We have investigated the role of coadsorbed atomic oxygen during the decomposition of acetic acid on Pt(111) by means of temperature-programmed desorption (TPD) and synchrotron radiation photoelectron spectroscopy (SRPES). Reaction mechanisms have been established through identification of desorbing products and surface species formed during decomposition of acetic acid, both on Pt(111) and oxygen pre-exposed p(2 X 2)-O/Pt(111).
Acetate and molecularly adsorbed acetic acid are formed on both samples during the adsorption of acetic acid at 150 K. On p(2 X 2)-O/Pt(111), however, surface acetyl is identified as the principal species.
The major decomposition channel for acetate and acetic acid involves formation of ketene and acetaldehyde at 222 K, and this reaction is not affected by coadsorbed oxygen. In the following reactions, partial decomposition of acetaldehyde yielded ethylene, ethylidene, ethylidyne, and small amounts of CO and methoxy on both samples.

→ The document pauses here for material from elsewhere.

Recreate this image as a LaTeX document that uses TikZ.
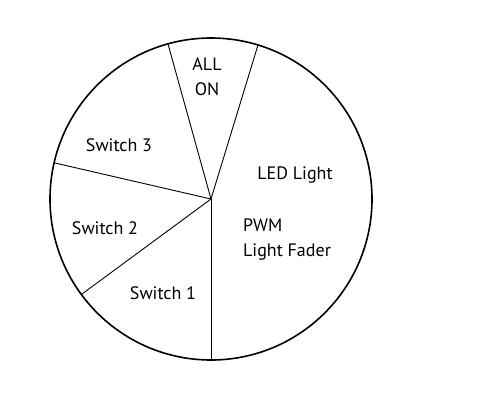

Above 222 K, decomposition of acetate on Pt(111) yields acetic acid, hydrogen, methane, and CO. In contrast, the species desorbing from p(2 X 2)-O/Pt(111) are the products of acetyl decomposition.
In particular, the reaction of acetyl with atomic oxygen and surface hydroxyl groups yields methanol and acetic anhydride at 300 and 450 K, and methane and CO2 at 390 K. Decomposition of acetic acid on both Pt(111) and p(2 x 2)-O/Pt(111) results in surface carbon from decomposition of ethylidyne and partial C-C bond cleavage in the acetyl species.